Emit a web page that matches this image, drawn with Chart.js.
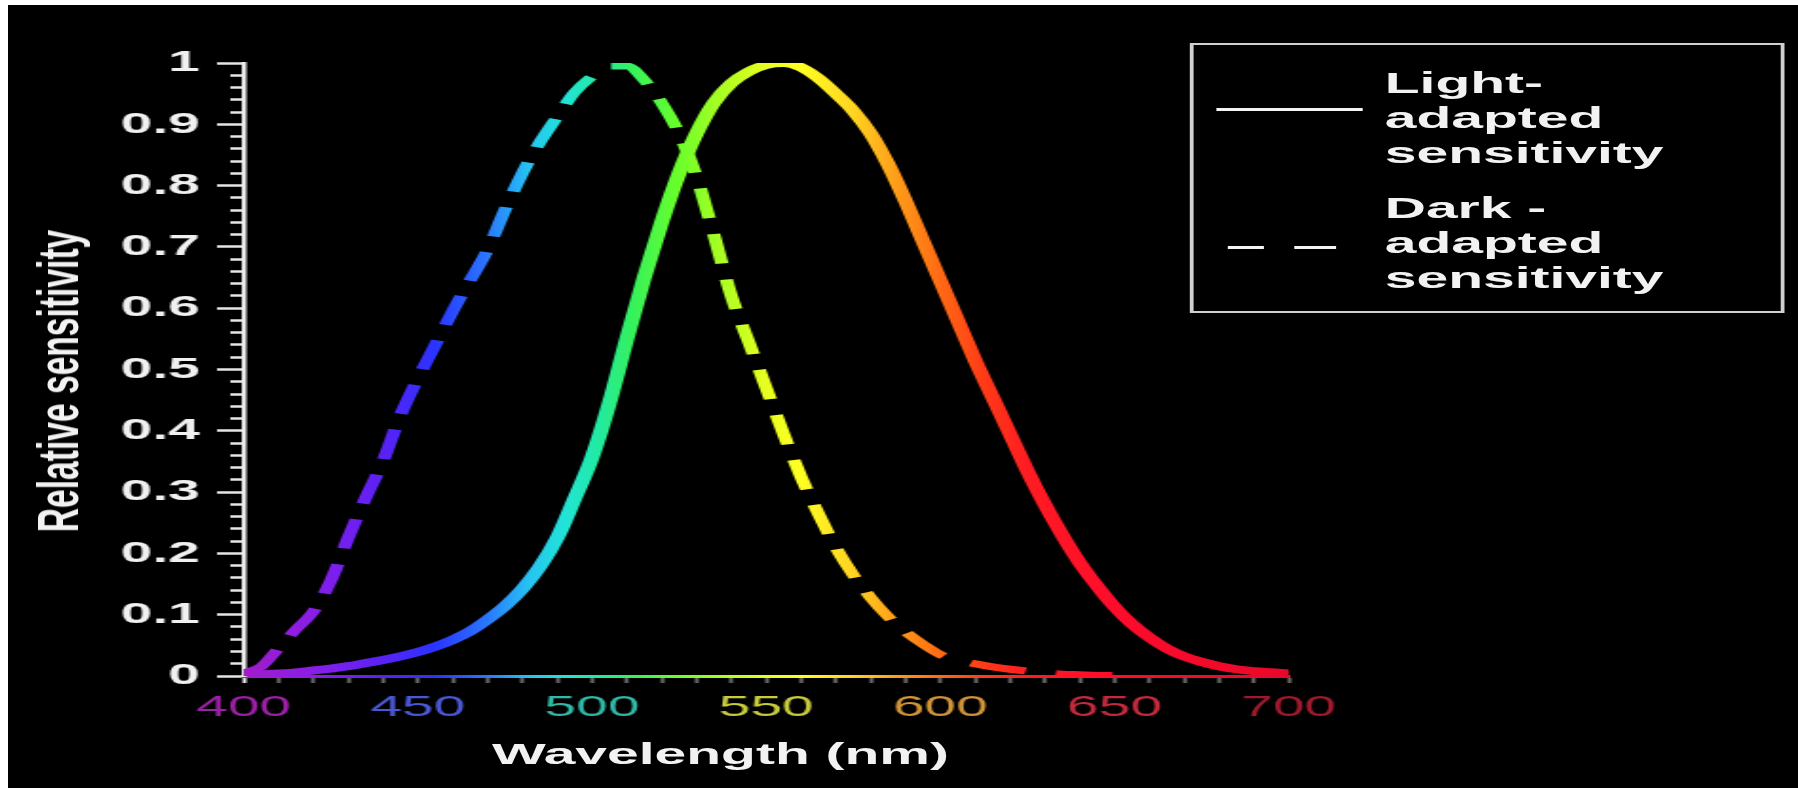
<!DOCTYPE html>
<html>
<head>
<meta charset="utf-8">
<title>Relative sensitivity</title>
<script src="https://cdn.jsdelivr.net/npm/chart.js@4.4.1/dist/chart.umd.min.js"></script>
<style>
  html, body { margin: 0; padding: 0; background: #fff; }
  body { width: 1798px; height: 788px; overflow: hidden; position: relative; }
  /* the source picture is stretched sideways, so the whole stage is drawn narrow and scaled */
  #panel { position: absolute; left: 8px; top: 5px; width: 1790px; height: 783px; background: #000; overflow: hidden; }
  #stage { position: absolute; left: 0; top: 0; width: 942px; height: 783px;
    transform: scaleX(1.9); transform-origin: 0 0;
    font-family: "Liberation Sans", Arial, sans-serif; color: #f2f2f2; }
  #stage canvas { position: absolute; left: 0; top: 0; }
  #ytitle { position: absolute; left: 27px; top: 376px; white-space: nowrap;
    font-weight: bold; font-size: 30px; line-height: 34px;
    transform: translate(-50%, -50%) rotate(-90deg) scaleX(1.12); }
  #xtitle { position: absolute; left: 375px; top: 734px; white-space: nowrap;
    font-weight: bold; font-size: 30px; line-height: 30px; transform: translateX(-50%); }
  #legend { position: absolute; left: 621.6px; top: 38px; width: 313px; height: 270px;
    box-sizing: border-box; border: 2.5px solid #cfcfcf; }
  .lg-text { position: absolute; left: 101px; font-weight: bold; font-size: 30px; line-height: 35px; white-space: nowrap; }
  .lg-line { position: absolute; height: 0; border-top: 3px solid #f4f4f4; }
</style>
</head>
<body>
<div id="panel">
  <div id="stage">
    <canvas id="chart" width="942" height="783"></canvas>
    <div id="ytitle">Relative sensitivity</div>
    <div id="xtitle">Wavelength (nm)</div>
    <div id="legend">
      <div class="lg-line" style="left:12.7px; top:63px; width:76.4px"></div>
      <div class="lg-text" style="top:20px">Light-<br>adapted<br>sensitivity</div>
      <div class="lg-line" style="left:18.3px; top:201px; width:19.5px"></div>
      <div class="lg-line" style="left:53.2px; top:201px; width:22.7px"></div>
      <div class="lg-text" style="top:145px">Dark -<br>adapted<br>sensitivity</div>
    </div>
  </div>
</div>
<script>
/* Photopic vs scotopic sensitivity. */

const WAVELENGTHS = [
  400, 405, 410, 415, 420, 425, 430, 435, 440, 445,
  450, 455, 460, 465, 470, 475, 480, 485, 490, 495,
  500, 505, 510, 515, 520, 525, 530, 535, 540, 545,
  550, 555, 560, 565, 570, 575, 580, 585, 590, 595,
  600, 605, 610, 615, 620, 625, 630, 635, 640, 645,
  650, 655, 660, 665, 670, 675, 680, 685, 690, 695,
  700,
];

const LIGHT_ADAPTED = [
  0.003, 0.003, 0.004, 0.006, 0.009, 0.012, 0.016, 0.021, 0.026, 0.032,
  0.039, 0.048, 0.059, 0.073, 0.092, 0.114, 0.142, 0.178, 0.225, 0.289,
  0.356, 0.445, 0.55, 0.65, 0.74, 0.82, 0.885, 0.935, 0.967, 0.986,
  0.997, 1.0, 0.993, 0.975, 0.95, 0.922, 0.885, 0.835, 0.775, 0.71,
  0.645, 0.58, 0.515, 0.455, 0.395, 0.335, 0.28, 0.23, 0.185, 0.147,
  0.113, 0.085, 0.063, 0.045, 0.032, 0.023, 0.016, 0.011, 0.008, 0.006,
  0.004,
];

const DARK_ADAPTED = [
  0.005, 0.015, 0.045, 0.076, 0.105, 0.155, 0.225, 0.29, 0.35, 0.425,
  0.485, 0.54, 0.595, 0.645, 0.695, 0.76, 0.82, 0.87, 0.912, 0.952,
  0.978, 0.995, 0.995, 0.972, 0.935, 0.885, 0.815, 0.72, 0.62, 0.545,
  0.47, 0.395, 0.325, 0.265, 0.21, 0.165, 0.128, 0.097, 0.072, 0.052,
  0.035, 0.026, 0.02, 0.015, 0.011, 0.008, 0.005, 0.003, 0.002, 0.001,
  0.001, null, null, null, null, null, null, null, null, null,
  null,
];

const X_TICK_LABELS = [400, 450, 500, 550, 600, 650, 700];
const Y_TICK_LABELS = [0, 0.1, 0.2, 0.3, 0.4, 0.5, 0.6, 0.7, 0.8, 0.9, 1];

// colour of the line at a given wavelength
const SPECTRUM = [
  [400, "#a21cc8"], [420, "#8a1ee8"], [440, "#5a22f5"], [455, "#2a34ff"],
  [470, "#2a78ff"], [482, "#26c4f2"], [492, "#22e4d8"], [502, "#22eaa0"],
  [512, "#36f25a"], [525, "#6cff2a"], [540, "#b8ff22"], [550, "#e8ff20"],
  [560, "#ffff22"], [575, "#ffd422"], [588, "#ff9a18"], [600, "#ff6a14"],
  [612, "#ff3c16"], [625, "#ff1c22"], [650, "#ff0c2c"], [700, "#e8082a"],
];
// the x labels are dimmer than the lines
const X_LABEL_COLORS = {
  400: "#9c20a6", 450: "#4a58d6", 500: "#30b8a8", 550: "#c8cc3a",
  600: "#d2943a", 650: "#c42a3e", 700: "#a01a2e",
};

const FONT = "'Liberation Sans', Arial, sans-serif";
Chart.defaults.font.family = FONT;

let gradCache = null;
function spectrum(chart) {
  const a = chart.chartArea;
  if (!a) return "#ffffff";
  if (gradCache && gradCache.left === a.left && gradCache.right === a.right) return gradCache.g;
  const g = chart.ctx.createLinearGradient(a.left, 0, a.right, 0);
  for (const [nm, col] of SPECTRUM) g.addColorStop((nm - 400) / 300, col);
  gradCache = { left: a.left, right: a.right, g };
  return g;
}

function isLabelled(list, v) {
  return list.some((t) => Math.abs(t - v) < 1e-6);
}

function points(ys) {
  return WAVELENGTHS.map((x, i) => ({ x, y: ys[i] })).filter((p) => p.y !== null);
}

new Chart(document.getElementById("chart"), {
  type: "line",
  data: {
    datasets: [
      {
        label: "Light-adapted sensitivity",
        data: points(LIGHT_ADAPTED),
        borderColor: (c) => spectrum(c.chart),
        borderWidth: 8,
        borderJoinStyle: "round",
        pointRadius: 0,
        cubicInterpolationMode: "monotone",
      },
      {
        label: "Dark-adapted sensitivity",
        data: points(DARK_ADAPTED),
        borderColor: (c) => spectrum(c.chart),
        borderWidth: 7,
        borderDash: [30, 16],
        pointRadius: 0,
        cubicInterpolationMode: "monotone",
      },
    ],
  },
  options: {
    responsive: false,
    animation: false,
    events: [],
    layout: { padding: { top: 58, right: 268, bottom: 0, left: 0 } },
    plugins: { legend: { display: false }, tooltip: { enabled: false } },
    scales: {
      x: {
        type: "linear",
        min: 400,
        max: 700,
        afterFit: (s) => { s.height = 112; },
        border: { display: true, width: 3, color: (c) => spectrum(c.chart) },
        grid: {
          drawOnChartArea: false,
          tickLength: 7,
          tickWidth: 2,
          tickColor: (c) => (c.tick && c.tick.value === 400 ? "#eeeeee" : "#6a6a6a"),
        },
        ticks: {
          stepSize: 10,
          autoSkip: false,
          maxRotation: 0,
          padding: 7,
          font: { size: 30 },
          color: (c) => X_LABEL_COLORS[c.tick.value] || "#888",
          callback: (v) => (isLabelled(X_TICK_LABELS, v) ? String(v) : ""),
        },
      },
      y: {
        min: 0,
        max: 1,
        afterFit: (s) => { s.width = 124; },
        border: { display: true, width: 2.5, color: "#ececec" },
        grid: {
          drawOnChartArea: false,
          tickLength: 14,
          tickWidth: 2.5,
          tickColor: "#e6e6e6",
          // minor ticks: only the half next to the axis is drawn
          tickBorderDash: (c) => (isLabelled(Y_TICK_LABELS, c.tick.value) ? [] : [7, 7]),
          tickBorderDashOffset: (c) => (isLabelled(Y_TICK_LABELS, c.tick.value) ? 0 : 7),
        },
        ticks: {
          stepSize: 0.02,
          autoSkip: false,
          padding: 9,
          color: "#f0f0f0",
          font: { size: 30, weight: "bold" },
          callback: (v) => (isLabelled(Y_TICK_LABELS, v) ? String(Math.round(v * 10) / 10) : ""),
        },
      },
    },
  },
});
</script>
</body>
</html>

What the exercise asks - Gather all the lines that include the word "drawn" and copy them out.

Task response -
Emit a web page that matches this image, drawn with Chart.js.
  /* the source picture is stretched sideways, so the whole stage is drawn narrow and scaled */
          // minor ticks: only the half next to the axis is drawn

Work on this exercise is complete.